IQ and Emotional Intelligence: Pure Types

IQ and emotional intelligence are not opposing competencies, but rather separate ones. We all mix intellect and emotional acuity; people with a high IQ but low emotional intelligence (or low IQ and high emotional intelligence) are, despite the stereotypes, relatively rare. Indeed, there is a slight correlation between IQ and some aspects of emotional intelligence- though small enough to make clear these are largely independent entitles.

Unlike the familiar tests for IQ, there is, as yet, no single paper-and-pencil test that yields an “emotional intelligence score” and there may never be one. Although there is ample research on each of its components, some of them, such as empathy, are best tested by sampling a persona’s actual ability at the task. For example, by having them read a person’s feelings from a video of their facial expressions. Still, using a measure for what he calls “ego resilience” which is quite similar to emotional intelligence (it includes the main social and emotional competences), Jack Block, a psychologist at the University of California at Berkeley, has made a comparison of two theoretical pure types: people high in IQ versus people high in emotional aptitudes. The difference are telling.

The high-IQ pure type (that is, setting aside emotional intelligence) is almost a caricature of the intellectual, adept in the realm of mind but inept in the personal world. The profiles differ slightly for men and women. The high-IQ male is typified, no surprise, by a wide range of intellectual interests and abilities. He is ambitious and productive, predictable and dogged, and untroubled by concerns about himself. He also tends to be critical and condescending, fastidious and inhibited, uneasy with sexuality and sensual experience, unexpressive and detached, and emotionally bland and cold.

By contrast, men who are high in emotional intelligence are socially poised and cheerful, not prone to fearfulness or worried rumination. They have a notable capacity for commitment to people or causes, for taking responsibility, and for having an ethical outlook; they are sympathetic and caring in their relationships. Their emotional life is rich, but appropriate; they are comfortable with themselves, others, and the social universe they live in.

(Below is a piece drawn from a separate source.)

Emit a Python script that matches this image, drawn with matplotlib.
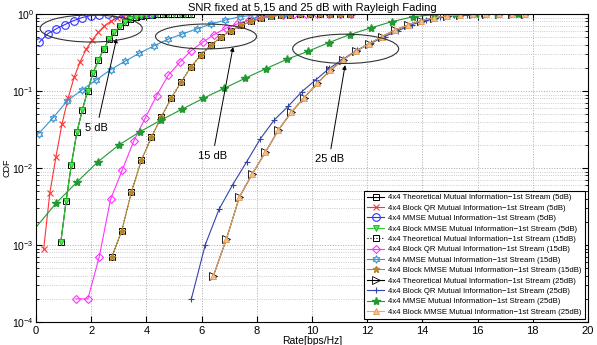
import matplotlib
matplotlib.use("Agg")
import matplotlib.pyplot as plt
from matplotlib.patches import Ellipse
from matplotlib.ticker import LogLocator, NullFormatter, MultipleLocator

plt.rcParams['font.family'] = ['Liberation Sans', 'DejaVu Sans']

# ---------------- data ----------------
x5_theo = [0.90, 1.09, 1.28, 1.48, 1.68, 1.87, 2.06, 2.26, 2.45, 2.65, 2.84, 3.04, 3.23,
           3.42, 3.62, 3.81, 4.00, 4.20, 4.40, 4.60, 4.80, 5.00, 5.20, 5.40, 5.60]
y5_theo = [1.1e-3, 3.7e-3, 0.011, 0.029, 0.057, 0.10, 0.17, 0.25, 0.35, 0.47, 0.58, 0.69, 0.79,
           0.86, 0.91, 0.95, 0.97, 0.985, 0.992, 0.996, 0.998, 0.999, 1.0, 1.0, 1.0]

x5_qr = [0.28, 0.50, 0.72, 0.94, 1.16, 1.38, 1.60, 1.82, 2.04, 2.26, 2.48, 2.70, 2.92,
         3.14, 3.36, 3.58, 3.80, 4.02]
y5_qr = [9e-4, 4.7e-3, 0.0138, 0.037, 0.08, 0.15, 0.24, 0.35, 0.46, 0.58, 0.70, 0.80, 0.88,
         0.93, 0.965, 0.985, 0.995, 1.0]

x5_mmse = [0.12, 0.43, 0.74, 1.05, 1.36, 1.67, 1.98, 2.29, 2.60, 2.91, 3.22, 3.53, 3.84, 4.15]
y5_mmse = [0.43, 0.555, 0.645, 0.73, 0.82, 0.90, 0.955, 0.98, 0.992, 0.997, 0.999, 1.0, 1.0, 1.0]

x15_theo = [2.74, 3.10, 3.46, 3.82, 4.18, 4.54, 4.90, 5.26, 5.62, 5.98, 6.34, 6.70, 7.06,
            7.42, 7.78, 8.14, 8.50, 8.86, 9.22, 9.58, 9.94, 10.30, 10.66, 11.02, 11.38]
y15_theo = [6.9e-4, 1.5e-3, 4.9e-3, 0.0127, 0.025, 0.046, 0.081, 0.131, 0.207, 0.295, 0.395,
            0.50, 0.61, 0.71, 0.80, 0.88, 0.93, 0.965, 0.985, 0.995, 1.0, 1.0, 1.0, 1.0, 1.0]

x15_qr = [1.44, 1.88, 2.29, 2.70, 3.12, 3.54, 3.95, 4.37, 4.79, 5.21, 5.62, 6.04, 6.45,
          6.87, 7.28, 7.70, 8.11, 8.53, 8.94, 9.36, 9.78, 10.19, 10.60, 11.00, 11.40]
y15_qr = [2e-4, 2e-4, 7e-4, 3.9e-3, 9.3e-3, 0.0224, 0.044, 0.087, 0.16, 0.236, 0.334, 0.43,
          0.54, 0.65, 0.74, 0.835, 0.91, 0.96, 0.985, 0.995, 1.0, 1.0, 1.0, 1.0, 1.0]

x15_mmse = [0.10, 0.62, 1.14, 1.66, 2.18, 2.70, 3.22, 3.74, 4.26, 4.78, 5.30, 5.82, 6.34,
            6.86, 7.38, 7.90, 8.42, 8.94]
y15_mmse = [0.028, 0.045, 0.075, 0.103, 0.139, 0.189, 0.243, 0.309, 0.384, 0.47, 0.55, 0.64,
            0.74, 0.835, 0.92, 0.97, 0.99, 1.0]

x25_theo = [6.43, 6.90, 7.37, 7.84, 8.31, 8.78, 9.25, 9.72, 10.19, 10.66, 11.13, 11.60, 12.07,
            12.54, 13.01, 13.48, 13.95, 14.42, 14.89, 15.36, 15.83, 16.30, 16.77, 17.24, 17.71]
y25_theo = [4e-4, 1.2e-3, 4.2e-3, 8.4e-3, 0.016, 0.031, 0.053, 0.082, 0.126, 0.185, 0.255,
            0.33, 0.41, 0.51, 0.62, 0.72, 0.82, 0.89, 0.945, 0.975, 0.99, 0.997, 1.0, 1.0, 1.0]

x25_qr = [5.63, 6.13, 6.63, 7.13, 7.63, 8.13, 8.63, 9.13, 9.63, 10.13, 10.63, 11.13, 11.63,
          12.13, 12.63, 13.13, 13.63, 14.13, 14.63, 15.13, 15.63, 16.13, 16.63, 17.13, 17.63]
y25_qr = [2e-4, 1e-3, 2.9e-3, 6.1e-3, 0.012, 0.024, 0.042, 0.063, 0.098, 0.139, 0.197, 0.26,
          0.34, 0.416, 0.51, 0.61, 0.73, 0.835, 0.906, 0.96, 0.985, 0.995, 1.0, 1.0, 1.0]

x25_mmse = [-0.03, 0.73, 1.49, 2.25, 3.01, 3.77, 4.53, 5.29, 6.05, 6.81, 7.57, 8.33, 9.09,
            9.85, 10.61, 11.37, 12.13, 12.89, 13.65, 14.41, 15.17, 15.93, 16.69, 17.45]
y25_mmse = [1.65e-3, 3.5e-3, 6.6e-3, 0.0121, 0.020, 0.0296, 0.042, 0.058, 0.080, 0.108, 0.146,
            0.195, 0.258, 0.327, 0.425, 0.54, 0.66, 0.795, 0.92, 0.98, 0.997, 1.0, 1.0, 1.0]

labels = [
    "4x4 Theoretical Mutual Information\u22121st Stream (5dB)",
    "4x4 Block QR Mutual Information\u22121st Stream (5dB)",
    "4x4 MMSE Mutual Information\u22121st Stream (5dB)",
    "4x4 Block MMSE Mutual Information\u22121st Stream (5dB)",
    "4x4 Theoretical Mutual Information\u22121st Stream (15dB)",
    "4x4 Block QR Mutual Information\u22121st Stream (15dB)",
    "4x4 MMSE Mutual Information\u22121st Stream (15dB)",
    "4x4 Block MMSE Mutual Information\u22121st Stream (15dB)",
    "4x4 Theoretical Mutual Information\u22121st Stream (25dB)",
    "4x4 Block QR Mutual Information\u22121st Stream (25dB)",
    "4x4 MMSE Mutual Information\u22121st Stream (25dB)",
    "4x4 Block MMSE Mutual Information\u22121st Stream (25dB)",
]

# ---------------- figure ----------------
fig = plt.figure(figsize=(5.97, 3.45), dpi=100)
ax = fig.add_axes([36/597, 23/345, 552/597, 308/345])

lw = 0.8
ax.plot(x5_theo, y5_theo, '-', color='k', lw=lw, marker='s', ms=5, mfc='none', mec='k', mew=0.7, label=labels[0])
ax.plot(x5_qr, y5_qr, '-', color='#ff3333', lw=lw, marker='x', ms=4, mew=0.8, label=labels[1])
ax.plot(x5_mmse, y5_mmse, '-', color='#3333ff', lw=lw, marker='o', ms=5.5, mfc='none', mew=0.8, label=labels[2])
ax.plot(x5_theo, y5_theo, '-', color='#33cc33', lw=lw, marker='v', ms=4, mfc='#44ee44', mec='#22aa22', mew=0.6, label=labels[3])

ax.plot(x15_theo, y15_theo, ':', color='k', lw=lw, marker='s', ms=5, mfc='none', mec='k', mew=0.7, label=labels[4])
ax.plot(x15_qr, y15_qr, '-', color='#ff33ff', lw=lw, marker='D', ms=4.5, mfc='none', mew=0.8, label=labels[5])
ax.plot(x15_mmse, y15_mmse, '-', color='#3a94d0', lw=lw, marker=(6, 1, 0), ms=5.5, mfc='none', mew=0.8, label=labels[6])
ax.plot(x15_theo, y15_theo, '-', color='#b3852c', lw=lw, marker='*', ms=5, mfc='#b3852c', mec='#b3852c', label=labels[7])

ax.plot(x25_theo, y25_theo, '-', color='k', lw=lw, marker='>', ms=5.5, mfc='none', mec='k', mew=0.6, label=labels[8])
ax.plot(x25_qr, y25_qr, '-', color='#3344aa', lw=lw, marker='+', ms=5, mew=0.8, label=labels[9])
ax.plot(x25_mmse, y25_mmse, '-', color='#229933', lw=lw, marker='*', ms=6, mfc='#229933', label=labels[10],
        markevery=slice(1, None))
ax.plot(x25_theo, y25_theo, '-', color='#f0aa66', lw=lw, marker='^', ms=4, mfc='#f6c08c', mec='#e09a50', mew=0.6, label=labels[11])

ax.set_yscale('log')
ax.set_xlim(0, 20)
ax.set_ylim(1e-4, 1)
ax.xaxis.set_major_locator(MultipleLocator(2))
ax.yaxis.set_major_locator(LogLocator(base=10, numticks=10))
ax.yaxis.set_minor_locator(LogLocator(base=10, subs=range(2, 10), numticks=20))
ax.yaxis.set_minor_formatter(NullFormatter())

ax.grid(True, which='major', linestyle=':', color='#aaaaaa', lw=0.7)
ax.grid(True, which='minor', axis='y', linestyle=':', color='#bbbbbb', lw=0.6)
ax.tick_params(which='both', direction='in', top=True, right=True)
ax.tick_params(axis='x', which='both', pad=3, labelsize=8)
ax.tick_params(axis='y', which='both', pad=1.5, labelsize=7.5)
ax.tick_params(which='major', length=4)
ax.tick_params(which='minor', length=2)
for s in ax.spines.values():
    s.set_linewidth(0.8)

ax.set_title("SNR fixed at 5,15 and 25 dB with Rayleigh Fading", fontsize=8, pad=2)
ax.set_xlabel("Rate[bps/Hz]", fontsize=7.5, labelpad=0)
ax.set_ylabel("CDF", fontsize=6.5)
ax.yaxis.set_label_coords(-0.0444, 0.5)

leg = ax.legend(loc='lower right', fontsize=5.6, frameon=True, fancybox=False, edgecolor='k',
                framealpha=1, borderpad=0.4, labelspacing=0.38, handlelength=2.2,
                handletextpad=0.5, borderaxespad=0.4)
leg.get_frame().set_linewidth(0.8)

# ellipses + annotations
for (cx, cy, w, h) in [(0.100, 0.953, 0.185, 0.088), (0.308, 0.927, 0.183, 0.081), (0.561, 0.887, 0.192, 0.095)]:
    ax.add_patch(Ellipse((cx, cy), w, h, transform=ax.transAxes, fill=False, edgecolor='#333333', lw=0.8, zorder=5))

ann = [("5 dB", (0.146, 0.921), (0.110, 0.630)),
       ("15 dB", (0.357, 0.893), (0.320, 0.539)),
       ("25 dB", (0.560, 0.834), (0.531, 0.528))]
for txt, head, pos in ann:
    ax.annotate(txt, xy=head, xycoords='axes fraction', xytext=pos, textcoords='axes fraction',
                ha='center', va='center', fontsize=8,
                arrowprops=dict(arrowstyle='-|>', color='k', lw=0.7, mutation_scale=6, shrinkA=2, shrinkB=0))

fig.savefig("out.png", dpi=100)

Purely high-IQ women have the expected intellectual confidence, are fluent in expressing their thought, value intellectual matters, and have a wide range of intellectual and aesthetic interests. They also tend to be introspective, prone to anxiety, rumination, and guilt, and hesitate to express their anger openly (though they do so indirectly).

Emotionally intelligent women, by contrast, tend to be assertive and express their feelings directly, and to feel positive about themselves; life holds meaning for them. Like the men, they are outgoing and gregarious, and express their feelings appropriately (rather than, say, in outbursts they later regret); they adapt well to stress. Their social poise lets them easily reach out to new people; they are comfortable enough with themselves to be playful, spontaneous, and open to sensual experience. Unlike the women purely high in IQ, they rarely feel anxious or guilty, or sink into rumination.

These portraits, of course, are extremes; all of us mix IQ and emotional intelligence in varying degrees. But they offer an instructive look at what each of these dimensions adds separately to a person’s qualities. To the degree a person has both cognitive and emotional intelligence, these pictures merge. Still, of the two, emotional intelligence adds far more of the qualities that make us more fully human.